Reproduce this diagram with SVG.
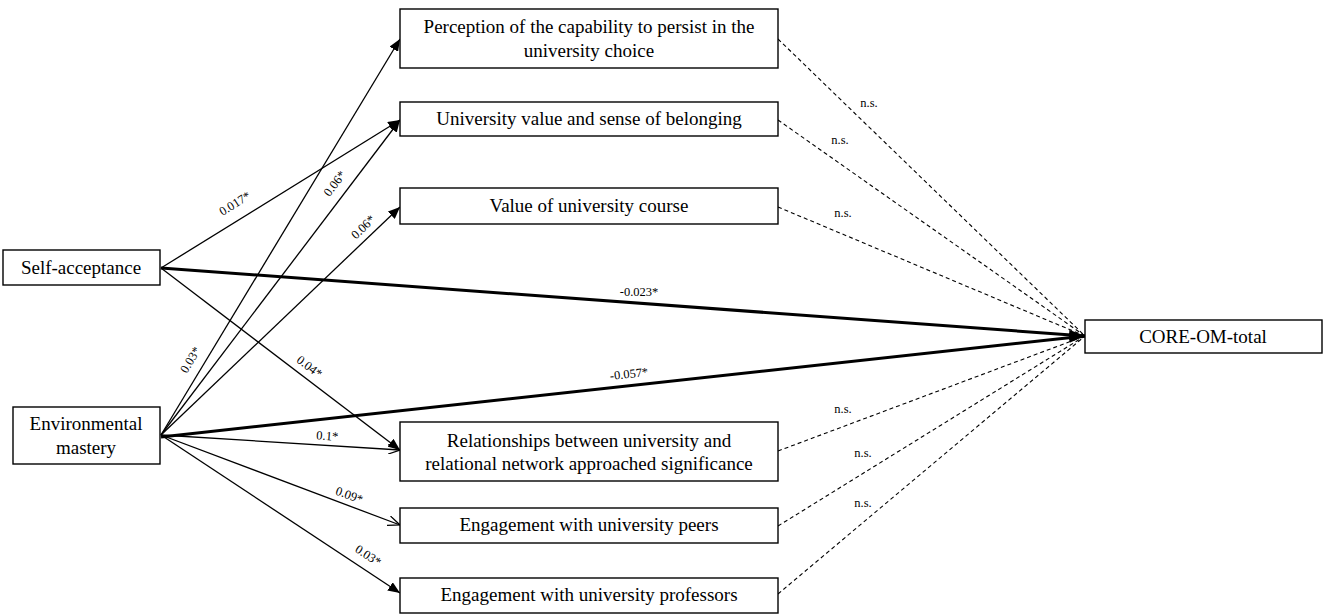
<svg xmlns="http://www.w3.org/2000/svg" width="1325" height="616" viewBox="0 0 1325 616">
<style>
.box{fill:#fff;stroke:#000;stroke-width:1.4}
.t{font-family:"Liberation Serif",serif;font-size:19px;text-anchor:middle;fill:#000}
.l{font-family:"Liberation Serif",serif;font-size:12.5px;text-anchor:middle;fill:#000}
.e{stroke:#000;stroke-width:1.3;fill:none}
.th{stroke:#000;stroke-width:3;fill:none}
.d{stroke:#000;stroke-width:1.1;stroke-dasharray:4,3;fill:none}
</style>
<defs>
<marker id="a" markerWidth="12" markerHeight="10" refX="12" refY="5" orient="auto" markerUnits="userSpaceOnUse"><path d="M0,0 L12,5 L0,10 Z"/></marker>
<marker id="o" markerWidth="12" markerHeight="10" refX="12" refY="5" orient="auto" markerUnits="userSpaceOnUse"><path d="M0,0 L12,5 L0,10" fill="none" stroke="#000" stroke-width="1.3"/></marker>
<marker id="b" markerWidth="16" markerHeight="10" refX="16" refY="5" orient="auto" markerUnits="userSpaceOnUse"><path d="M0,0 L16,5 L0,10 Z"/></marker>
</defs>
<rect width="1325" height="616" fill="#fff"/>
<g id="connectors">
<line class="e" x1="161" y1="268" x2="400" y2="120" marker-end="url(#a)"/>
<line class="e" x1="161" y1="435" x2="400" y2="39" marker-end="url(#a)"/>
<line class="e" x1="161" y1="435" x2="400" y2="120" marker-end="url(#a)"/>
<line class="e" x1="161" y1="435" x2="400" y2="207" marker-end="url(#a)"/>
<line class="e" x1="161" y1="268" x2="400" y2="450" marker-end="url(#a)"/>
<line class="e" x1="161" y1="435" x2="400" y2="450" marker-end="url(#o)"/>
<line class="e" x1="161" y1="435" x2="400" y2="525" marker-end="url(#o)"/>
<line class="e" x1="161" y1="435" x2="400" y2="593" marker-end="url(#a)"/>
<line class="th" x1="161" y1="268" x2="1085" y2="336" marker-end="url(#b)"/>
<line class="th" x1="161" y1="437" x2="1085" y2="336" marker-end="url(#b)"/>
<line class="d" x1="778" y1="39" x2="1085" y2="336"/>
<line class="d" x1="778" y1="120" x2="1085" y2="336"/>
<line class="d" x1="778" y1="207" x2="1085" y2="336"/>
<line class="d" x1="778" y1="451" x2="1085" y2="336"/>
<line class="d" x1="778" y1="526" x2="1085" y2="336"/>
<line class="d" x1="778" y1="594" x2="1085" y2="336"/>
<text class="l" transform="translate(237,207) rotate(-32)">0.017*</text>
<text class="l" transform="translate(194,362) rotate(-59)">0.03*</text>
<text class="l" transform="translate(338,186) rotate(-53)">0.06*</text>
<text class="l" transform="translate(366,230) rotate(-44)">0.06*</text>
<text class="l" transform="translate(307,370) rotate(37)">0.04*</text>
<text class="l" transform="translate(327,440) rotate(4)">0.1*</text>
<text class="l" transform="translate(348,499) rotate(20)">0.09*</text>
<text class="l" transform="translate(366,559) rotate(33)">0.03*</text>
<text class="l" x="639" y="296">-0.023*</text>
<text class="l" x="629" y="378" transform="rotate(-6 629 374)">-0.057*</text>
<text class="l" x="869" y="107">n.s.</text>
<text class="l" x="840" y="144">n.s.</text>
<text class="l" x="843" y="217">n.s.</text>
<text class="l" x="843" y="413">n.s.</text>
<text class="l" x="863" y="457">n.s.</text>
<text class="l" x="863" y="507">n.s.</text>
</g>
<g id="sa"><rect class="box" x="3" y="250" width="157" height="35"/><text class="t" x="81" y="274">Self-acceptance</text></g>
<g id="em"><rect class="box" x="13" y="407" width="147" height="57"/><text class="t" x="86" y="430">Environmental</text><text class="t" x="86" y="454">mastery</text></g>
<g id="n1"><rect class="box" x="400" y="9" width="378" height="59"/><text class="t" x="589" y="33">Perception of the capability to persist in the</text><text class="t" x="589" y="57">university choice</text></g>
<g id="n2"><rect class="box" x="400" y="102" width="378" height="34"/><text class="t" x="589" y="125">University value and sense of belonging</text></g>
<g id="n3"><rect class="box" x="400" y="188" width="378" height="36"/><text class="t" x="589" y="212">Value of university course</text></g>
<g id="n4"><rect class="box" x="400" y="422" width="378" height="59"/><text class="t" x="589" y="447">Relationships between university and</text><text class="t" x="589" y="470">relational network approached significance</text></g>
<g id="n5"><rect class="box" x="400" y="508" width="378" height="35"/><text class="t" x="589" y="531">Engagement with university peers</text></g>
<g id="n6"><rect class="box" x="400" y="578" width="378" height="35"/><text class="t" x="589" y="601">Engagement with university professors</text></g>
<g id="core"><rect class="box" x="1085" y="320" width="237" height="33"/><text class="t" x="1203" y="343">CORE-OM-total</text></g>
</svg>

(WHAT THE TASK REQUIRES) Repeat all of the data above word for word, minus the pictures.

(ANSWER TO THE EXERCISE)
Reproduce this diagram with SVG.
<svg xmlns="http://www.w3.org/2000/svg" width="1325" height="616" viewBox="0 0 1325 616">
<style>
.box{fill:#fff;stroke:#000;stroke-width:1.4}
.t{font-family:"Liberation Serif",serif;font-size:19px;text-anchor:middle;fill:#000}
.l{font-family:"Liberation Serif",serif;font-size:12.5px;text-anchor:middle;fill:#000}
.e{stroke:#000;stroke-width:1.3;fill:none}
.th{stroke:#000;stroke-width:3;fill:none}
.d{stroke:#000;stroke-width:1.1;stroke-dasharray:4,3;fill:none}
</style>
<defs>
<marker id="a" markerWidth="12" markerHeight="10" refX="12" refY="5" orient="auto" markerUnits="userSpaceOnUse"><path d="M0,0 L12,5 L0,10 Z"/></marker>
<marker id="o" markerWidth="12" markerHeight="10" refX="12" refY="5" orient="auto" markerUnits="userSpaceOnUse"><path d="M0,0 L12,5 L0,10" fill="none" stroke="#000" stroke-width="1.3"/></marker>
<marker id="b" markerWidth="16" markerHeight="10" refX="16" refY="5" orient="auto" markerUnits="userSpaceOnUse"><path d="M0,0 L16,5 L0,10 Z"/></marker>
</defs>
<rect width="1325" height="616" fill="#fff"/>
<g id="connectors">
<line class="e" x1="161" y1="268" x2="400" y2="120" marker-end="url(#a)"/>
<line class="e" x1="161" y1="435" x2="400" y2="39" marker-end="url(#a)"/>
<line class="e" x1="161" y1="435" x2="400" y2="120" marker-end="url(#a)"/>
<line class="e" x1="161" y1="435" x2="400" y2="207" marker-end="url(#a)"/>
<line class="e" x1="161" y1="268" x2="400" y2="450" marker-end="url(#a)"/>
<line class="e" x1="161" y1="435" x2="400" y2="450" marker-end="url(#o)"/>
<line class="e" x1="161" y1="435" x2="400" y2="525" marker-end="url(#o)"/>
<line class="e" x1="161" y1="435" x2="400" y2="593" marker-end="url(#a)"/>
<line class="th" x1="161" y1="268" x2="1085" y2="336" marker-end="url(#b)"/>
<line class="th" x1="161" y1="437" x2="1085" y2="336" marker-end="url(#b)"/>
<line class="d" x1="778" y1="39" x2="1085" y2="336"/>
<line class="d" x1="778" y1="120" x2="1085" y2="336"/>
<line class="d" x1="778" y1="207" x2="1085" y2="336"/>
<line class="d" x1="778" y1="451" x2="1085" y2="336"/>
<line class="d" x1="778" y1="526" x2="1085" y2="336"/>
<line class="d" x1="778" y1="594" x2="1085" y2="336"/>
<text class="l" transform="translate(237,207) rotate(-32)">0.017*</text>
<text class="l" transform="translate(194,362) rotate(-59)">0.03*</text>
<text class="l" transform="translate(338,186) rotate(-53)">0.06*</text>
<text class="l" transform="translate(366,230) rotate(-44)">0.06*</text>
<text class="l" transform="translate(307,370) rotate(37)">0.04*</text>
<text class="l" transform="translate(327,440) rotate(4)">0.1*</text>
<text class="l" transform="translate(348,499) rotate(20)">0.09*</text>
<text class="l" transform="translate(366,559) rotate(33)">0.03*</text>
<text class="l" x="639" y="296">-0.023*</text>
<text class="l" x="629" y="378" transform="rotate(-6 629 374)">-0.057*</text>
<text class="l" x="869" y="107">n.s.</text>
<text class="l" x="840" y="144">n.s.</text>
<text class="l" x="843" y="217">n.s.</text>
<text class="l" x="843" y="413">n.s.</text>
<text class="l" x="863" y="457">n.s.</text>
<text class="l" x="863" y="507">n.s.</text>
</g>
<g id="sa"><rect class="box" x="3" y="250" width="157" height="35"/><text class="t" x="81" y="274">Self-acceptance</text></g>
<g id="em"><rect class="box" x="13" y="407" width="147" height="57"/><text class="t" x="86" y="430">Environmental</text><text class="t" x="86" y="454">mastery</text></g>
<g id="n1"><rect class="box" x="400" y="9" width="378" height="59"/><text class="t" x="589" y="33">Perception of the capability to persist in the</text><text class="t" x="589" y="57">university choice</text></g>
<g id="n2"><rect class="box" x="400" y="102" width="378" height="34"/><text class="t" x="589" y="125">University value and sense of belonging</text></g>
<g id="n3"><rect class="box" x="400" y="188" width="378" height="36"/><text class="t" x="589" y="212">Value of university course</text></g>
<g id="n4"><rect class="box" x="400" y="422" width="378" height="59"/><text class="t" x="589" y="447">Relationships between university and</text><text class="t" x="589" y="470">relational network approached significance</text></g>
<g id="n5"><rect class="box" x="400" y="508" width="378" height="35"/><text class="t" x="589" y="531">Engagement with university peers</text></g>
<g id="n6"><rect class="box" x="400" y="578" width="378" height="35"/><text class="t" x="589" y="601">Engagement with university professors</text></g>
<g id="core"><rect class="box" x="1085" y="320" width="237" height="33"/><text class="t" x="1203" y="343">CORE-OM-total</text></g>
</svg>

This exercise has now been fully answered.